LATINA – L’indagine “Scarface” della Dda di Roma ha portato nella giornata di ieri all’applicazione di 33 misure cautelari nei confronti di altrettanti appartenenti al clan “Di Silvio”. Numerosi sono i passaggi all’interno dell’ordinanza che tratteggiano le modalità d’azione del clan capeggiato da Giuseppe Romolo Di Silvio. «Tenete la città di Latina in mano»: con queste parole il boss, dal carcere di Rebibbia, impartiva gli ordini ai suoi affiliati per la gestione dello spaccio e delle estorsioni ai danni di commercianti del capoluogo pontino.
Innanzitutto, vi erano le richieste di denaro, sempre più ingenti, alle vittime che si vedevano costrette a consegnare tali somme per paura di ritorsioni.
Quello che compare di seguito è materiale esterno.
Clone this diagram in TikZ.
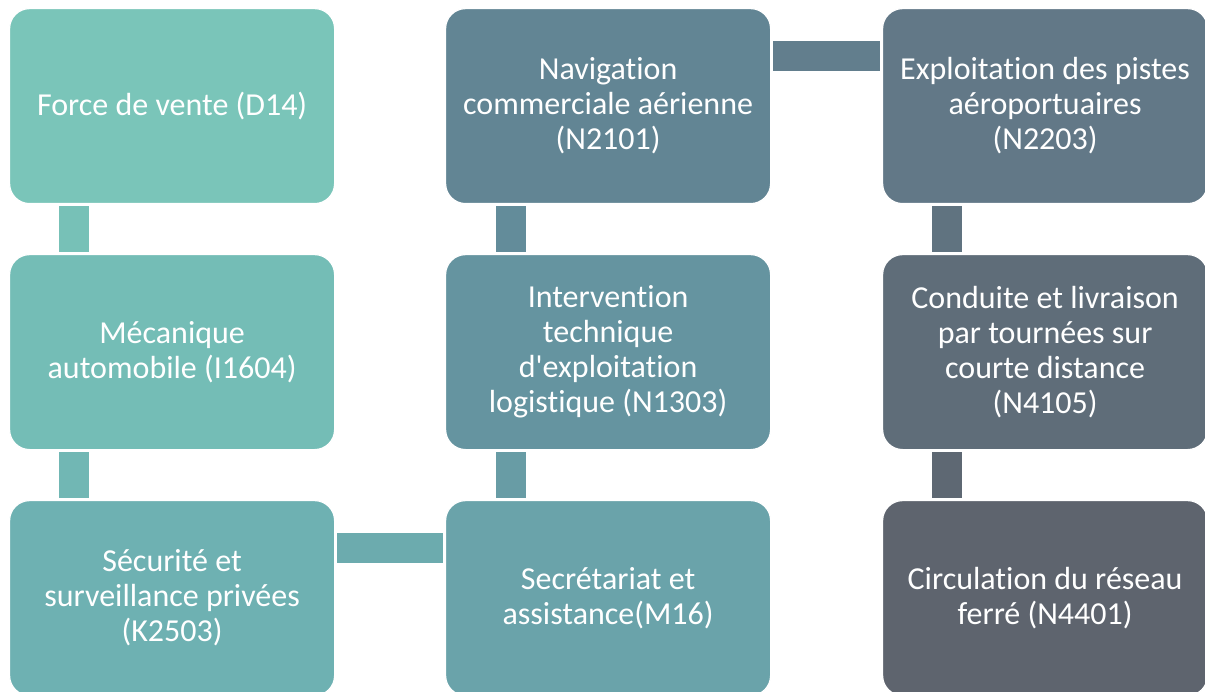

Cifre sempre più alte e che il clan utilizzava per finanziare le numerose attività illecite che gestiva. Minacce le quali, tuttavia, si facevano sempre meno esplicite, meno dirette; a quest’ultimi infatti bastava nominare il proprio cognome per far si che la vittima capisse, utilizzando dunque il metodo tipicamente riconducibile alle mafie “caratterizzato dalla prospettazione di ogni possibile ritorsione in chiave plurale: dalla spendita del cognome quale segno di appartenenza, al sodalizio, al riferimento ai precedenti giudiziari degli appartenenti al gruppo per coartare la volontà delle vittime”.
In questo modo i membri del clan di Silvio assoggettavano negozi, ristoranti, pub e locali notturni i cui titolari erano costretti a piegarsi alle minacce. E’ il caso di un noto ristorante laziale, ad esempio, dove al ristoratore che cercava di sottrarsi all’imposizione di Costantino Di Silvio detto “Costanzo” veniva risposto: «Sono Costantino da Latina…Ohhh… Di Silvio». O ancora, di una frutterà cittadina, presso la quale le donne della famiglie andavano a ritirare prodotti ortofrutticoli senza mai corrispondere il denaro dovuto; senza contare alcuni pub della zona movida di Latina e non solo, nei quali il clan lasciava enormi debiti consumando senza pagare e spendendo il proprio cognome come elemento di intimidazione.
Le misure cautelari arrivate ieri, 27 in carcere e 6 domiciliari, sono state eseguite per accuse che vanno dunque dall’associazione per delinquere di tipo mafioso al traffico e spaccio di sostanze stupefacenti, nonché estorsione, sequestro di persona, furto, detenzione e porto abusivo di armi. Il procedimento, che vede indagate complessivamente 50 persone, è nato dopo alcuni raid punitivi ai danno di commercianti e gestori di locali della movida avvenuti a Latina nel 2019.